Last night, I was online watching news clips reporting the South Carolina results, and I stopped on a report reflecting on Jeb Bush’s failed campaign. The report featured clips of Donald Trump bullying Jeb on the trail, and especially in the last debate. Jeb didn’t know how to fight back. Actually, he probably did know, but it’s not in his character to stoop to that level.
“Stop playing that,” my wife said. “I don’t want to hear it.”
I stopped, and we talked about it. We agreed that Trump was gratuitously cruel to Jeb Bush, in a way that is hard to take. Refusing to bow to Trump’s level of discourse was seen by many as Jeb’s validating Trump’s accusation that he’s “weak.”
This morning in his homily, my priest talked about the virtue of humility. It was such a contrast to everything about Donald Trump. Was Jeb Bush acting out of conscious humility when he refused to engage Trump at the gutter level? Maybe, maybe not. I suspect it’s more the case that people of his class and breeding (if we can say that still) have internalized a code of honor that considers that kind of vulgar display to be contemptible, and beneath one’s dignity to engage. How could one tell the difference between the strength of character through which a man refuses to dishonor himself, and weakness?
Jeb Bush was not my candidate. I’ve always felt that he’s an essentially good man, though I did not want him to be president this year. I am a conservative who believes the GOP needs a big shake-up, and whatever his admirable personal characteristics, Jeb represents Republican stasis. We can’t afford that, not now.
But I truly believe our public life is greatly diminished by the spectacle Donald Trump has made of himself, going out of his way to personally humiliate Jeb Bush. Hey, it worked, I guess, but it’s still an extremely dishonorable way to win. Jeb looked bad when he couldn’t answer Trump’s baiting about the Iraq War, and fell back on a feeble “you shouldn’t trash my family” defense. Then again, I remember thinking at the start of Jeb’s campaign that I did not envy what was coming for him, re: having to answer hard questions about his brother’s presidency. I don’t honestly know what Jeb Bush thinks about the Iraq War, or any other aspect of George W. Bush’s presidency. I know that Jeb likely has a sense of loyalty to his family that would cause him to be instinctively defensive of his brother — and that means not criticizing him in public.
Years ago, when Mel Gibson’s “The Passion of the Christ” came out, Diane Sawyer did a TV interview with Gibson, in which she asked him about his crazypants father’s anti-Semitic conspiracy views. Gibson’s voice rose, and he warned Sawyer not to go there. I happen to believe his father, who does hold those views, is a bad man for believing those malignant lies. But I deeply sympathized with Gibson in that moment, because this was his father we were talking about. In Jeb Bush’s case, he was, after all, seeking the presidency, and there’s no way he could have legitimately avoided talking about the Iraq War and other aspects of his brother’s administrations. That’s just the truth, and it would not have been fair to have given him a pass.
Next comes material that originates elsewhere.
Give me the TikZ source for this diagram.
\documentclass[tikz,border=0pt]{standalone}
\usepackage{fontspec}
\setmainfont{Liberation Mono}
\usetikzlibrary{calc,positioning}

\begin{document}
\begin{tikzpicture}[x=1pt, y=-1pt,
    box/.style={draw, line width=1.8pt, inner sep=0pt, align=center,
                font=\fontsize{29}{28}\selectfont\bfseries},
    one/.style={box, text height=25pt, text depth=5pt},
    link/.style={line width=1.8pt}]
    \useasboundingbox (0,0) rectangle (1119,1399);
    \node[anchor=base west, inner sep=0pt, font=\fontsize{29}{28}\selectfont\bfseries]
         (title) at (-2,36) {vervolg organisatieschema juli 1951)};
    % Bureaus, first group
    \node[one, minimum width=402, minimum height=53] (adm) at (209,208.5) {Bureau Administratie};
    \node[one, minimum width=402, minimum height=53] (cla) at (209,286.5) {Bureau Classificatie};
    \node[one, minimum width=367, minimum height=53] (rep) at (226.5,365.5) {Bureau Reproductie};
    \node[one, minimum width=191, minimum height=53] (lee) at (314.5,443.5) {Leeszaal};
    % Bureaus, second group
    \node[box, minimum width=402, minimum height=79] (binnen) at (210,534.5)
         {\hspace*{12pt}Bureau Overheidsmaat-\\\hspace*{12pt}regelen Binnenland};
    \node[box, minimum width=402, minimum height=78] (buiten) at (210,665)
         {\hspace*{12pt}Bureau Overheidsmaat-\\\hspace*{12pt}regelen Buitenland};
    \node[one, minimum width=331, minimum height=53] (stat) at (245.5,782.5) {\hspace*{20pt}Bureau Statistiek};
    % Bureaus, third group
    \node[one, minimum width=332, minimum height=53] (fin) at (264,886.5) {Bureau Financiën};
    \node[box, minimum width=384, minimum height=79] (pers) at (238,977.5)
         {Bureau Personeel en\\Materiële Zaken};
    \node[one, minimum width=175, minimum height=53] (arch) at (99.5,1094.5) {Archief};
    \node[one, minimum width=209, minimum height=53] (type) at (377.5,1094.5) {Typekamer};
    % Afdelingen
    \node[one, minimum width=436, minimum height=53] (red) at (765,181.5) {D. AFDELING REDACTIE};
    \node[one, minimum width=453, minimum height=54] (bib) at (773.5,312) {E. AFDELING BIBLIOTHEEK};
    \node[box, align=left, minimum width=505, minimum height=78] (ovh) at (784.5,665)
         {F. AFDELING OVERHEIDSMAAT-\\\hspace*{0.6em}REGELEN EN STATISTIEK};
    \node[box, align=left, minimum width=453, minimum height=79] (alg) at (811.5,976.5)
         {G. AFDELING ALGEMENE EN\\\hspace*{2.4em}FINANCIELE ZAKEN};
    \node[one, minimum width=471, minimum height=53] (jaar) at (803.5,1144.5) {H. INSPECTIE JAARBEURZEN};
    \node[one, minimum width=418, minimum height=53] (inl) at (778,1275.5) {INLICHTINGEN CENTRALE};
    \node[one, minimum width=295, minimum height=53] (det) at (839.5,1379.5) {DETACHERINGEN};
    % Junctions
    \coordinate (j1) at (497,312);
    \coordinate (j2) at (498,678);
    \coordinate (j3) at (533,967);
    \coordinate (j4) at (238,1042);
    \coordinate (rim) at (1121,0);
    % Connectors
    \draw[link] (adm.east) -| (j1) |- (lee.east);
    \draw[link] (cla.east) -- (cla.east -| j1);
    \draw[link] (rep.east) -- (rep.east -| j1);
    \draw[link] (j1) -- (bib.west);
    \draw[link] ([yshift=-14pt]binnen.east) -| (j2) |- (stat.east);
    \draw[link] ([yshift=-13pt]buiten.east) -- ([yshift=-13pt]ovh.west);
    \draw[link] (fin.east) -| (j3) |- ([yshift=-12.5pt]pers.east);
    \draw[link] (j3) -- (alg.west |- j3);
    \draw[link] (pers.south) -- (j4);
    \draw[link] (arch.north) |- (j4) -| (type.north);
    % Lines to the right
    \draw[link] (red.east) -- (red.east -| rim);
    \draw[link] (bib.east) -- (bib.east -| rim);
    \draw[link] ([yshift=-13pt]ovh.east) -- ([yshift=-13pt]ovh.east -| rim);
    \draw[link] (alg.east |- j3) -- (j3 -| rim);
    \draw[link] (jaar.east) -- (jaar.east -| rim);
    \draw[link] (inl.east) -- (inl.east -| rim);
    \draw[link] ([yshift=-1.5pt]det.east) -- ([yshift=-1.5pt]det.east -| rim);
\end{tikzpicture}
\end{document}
Still, it was painful to watch him manhandled by Trump, even though at times (such as on the Iraq War) I think Trump had reason to push hard. But there’s a big difference between pushing hard and humiliating people. Trump has no sense of personal honor. None. When Jeb Bush left the scene last night with an incredibly graceful, dignified farewell speech, it was probably the thing he said throughout this campaign that revealed the true strength of his character. I am not sorry that Jeb Bush is out of the running now, but I regret very much that what wins in American politics this year are the tactics employed by the man who conspicuously lacks what Jeb Bush plainly has: character.
UPDATE: A dissenting reader writes:
Hi Rod, I think what you’re seeing in Jeb is not good character, but rather good manners. As some one who had privileges, money, and power blown at him through a firehose from the day he was born, he could afford never to develop a killer instinct — and could afford to outsource Trump-style viciousness to social inferiors of the Turd Blossom and Atwater varieity. “Good character” would seem to have something to do with toughness and bootstapping and resilience, which Jeb doesn’t seem to have, particularly.
Anyway, Richard Ben Cramer’s great book “What It Takes,” about the ’88 campaign, is premised around the idea that, when it came down to it, the first Bush had “what it takes” to win the presidency — that is, an unscrupulous and vicious gutter killer instinct that, in the end, Dukakis and Biden and the rest did not have. The book is largely about Poppy overcoming his upper class rectitude in order to do what it takes to win. Cramer also makes very clear that Barbara Bush was a classic conniving nasty political wife with the best of them, all the Miss Porters School baggage notwithstanding.
Anyway, I’d be very surprised if you had not read Cramer’s classic, after which the idea that the Bushes are “gentlemen” of some sort is hard to accept. And that was before W.